The judge concluded that a noncompete agreement with the doctor’s former practice group was flawed both by vague terminology and the undue burden it placed on the discharged physician.
The restrictive covenant would have forced Dr. Thomas Fame to choose between finding a new career locally or moving away to practice allergy medicine, Judge Charles N. Dorsey said as he barred enforcement of the provision.
The ruling benefits the doctor, his patients and the community at large, said attorney Devon J. Munro of Vinton, who represented Fame.
The doctor’s former practice group has asked for a rehearing and plans to appeal, said defense attorney Tommy Joe Williams of Roanoke.
The ruling came in a Dec. 14 opinion in Fame v. Allergy & Immunology PLC (VLW 015-8-142).
Fame had an active allergy practice at Lewis-Gale Medical Center in Salem when he left that hospital in 2010 to join the Allergy & Immunology practice group at a Salem office. Fame, a non-owner employee of the group, started work without any written agreement.
The parties signed a “Nonmember Employment Agreement” in February 2011.
“Fame knew what he was signing and intended to be bound by it,” Dorsey said in reciting the facts of the case.
The deal included a noncompetition provision triggered by termination of employment. The covenant barred Fame from competing with A&I for two years in a specified area with a radius of about 50 miles.
Fame, who reportedly amassed a loyal group of patients, was nonetheless fired by the group on May 1 of this year.
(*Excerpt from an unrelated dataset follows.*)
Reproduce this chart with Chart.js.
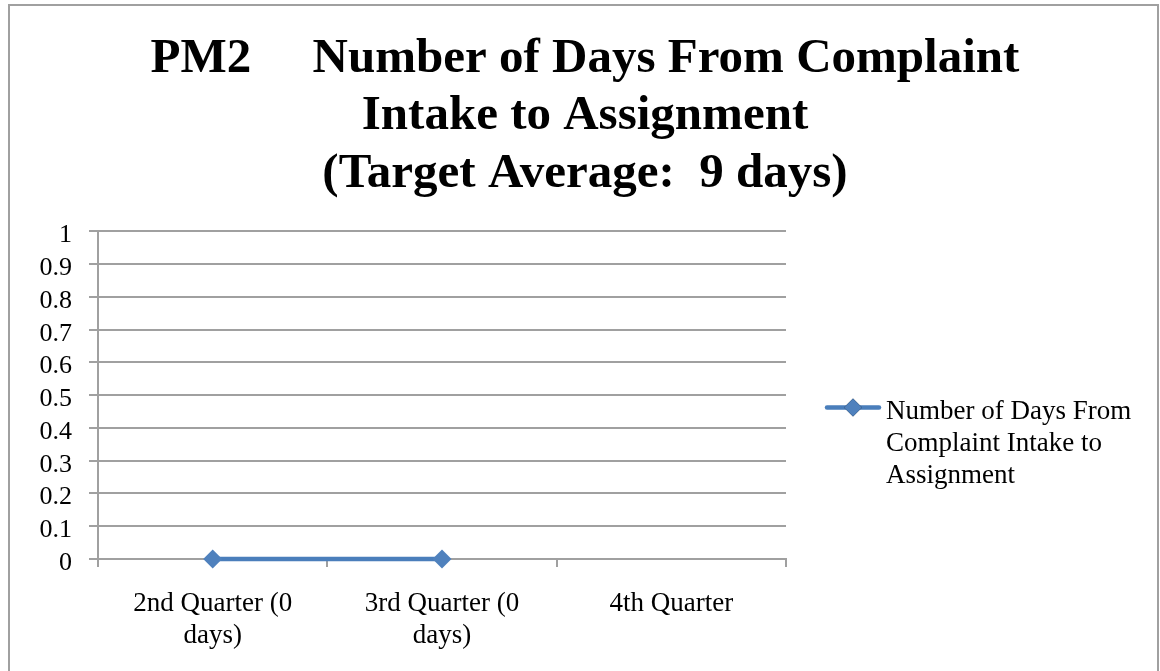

He sued the next month seeking an order that he was not bound by the noncompetition agreement.
Fame also publicized his plight, arguing the covenant would force him to abandon local roots and give up his work on a church-based medical mission to Haiti.
Fame contended the case could be resolved on paper, but Dorsey rejected a summary judgment motion Aug. 27. The judge heard evidence and listened to the lawyers on Oct. 14.
In his opinion, Dorsey invalidated Fame’s agreement because it “severely hampers his ability to earn a livelihood.”
Citing parallels to a 1995 Newport News Circuit Court case, Dorsey said Fame could relocate and establish a new practice in another area, but the move would involve “certain difficulties.”
The judge did not elaborate, but Fame had pointed to his awards for locally based charitable and civic work. Besides the medical mission to Haiti, he was active in a local Rotary Club.
“This covenant unacceptably precludes the employee from pursuing his field in his chosen home. As such, it is unduly harsh and oppressive, and is thus unenforceable,” Dorsey wrote.
Reviewing the law on noncompetition provisions, Dorsey also said the agreement was undermined by ambiguity.
A noncompete clause is unenforceable if it is “ambiguous and capable of multiple interpretations, any of which are functionally overbroad,” the judge said.
Fame’s agreement foundered on conflicting interpretations, Dorsey ruled. The noncompete clause listed 20 localities but was not explicit about how it prohibited practice in those jurisdictions.
The administrator for the practice group testified the agreement barred Fame from seeing patients from those localities. The defendant’s pleadings offered a different interpretation, contending the list of cities and counties referred to places where Fame could not treat patients, regardless of where the patients came from.
“If A&I is unable to definitely interpret their own contract provision, it would be the epitome of unreasonableness to expect Dr. Fame to be able to do so,” Dorsey wrote.
The first interpretation was overly broad, the judge decided, “as it would require Dr. Fame to screen his patients for connection to the Roanoke Valley regardless of whether he was practicing in Radford, Reno, or Rwanda,” Dorsey wrote.
The agreement included language barring Fame from any position whatsoever in a competing business. Dorsey said that limitation was not narrowly tailored to protect A&I’s legitimate business interests.
Dorsey found no problem with the two-year time frame of the agreement.
Munro, the doctor’s attorney, said the ruling advances opportunities for physicians.
“I think that you are always going to run afoul of ‘undue hardship’ as a prong if you are forcing someone to leave their home,” Munro said.
The impact is magnified for a specialist like Fame, he said.
“If he were just a general practitioner, you could make an argument that he could go make a living in a rural area,” Munro said.
Professional non-competes should be outlawed, Munro contended.
Williams, the lawyer for A&I, said the General Assembly should instead map a course for professionals seeking to protect their business interests.
“There comes a point when the covenant is so restricted, it restricts nothing. This really calls for the legislature to set out in a statute, if possible, the frontiers of these agreements as to physicians,” Williams said.
Lauren Ellerman of Roanoke, who often handles noncompete cases but was not involved in the Fame lawsuit, welcomed Dorsey’s guidance.
“It is great to see a circuit court taking up the ‘undue burden’ element of the test and actually applying it. It’s rarely done, though clearly an element that the courts should consider,” Ellerman said.
Limiting the geographical scope of the covenant is key to avoiding “undue burden,” she added.
“The problem is when the contract defines community as an entire region that a patient might travel from,” Ellerman said.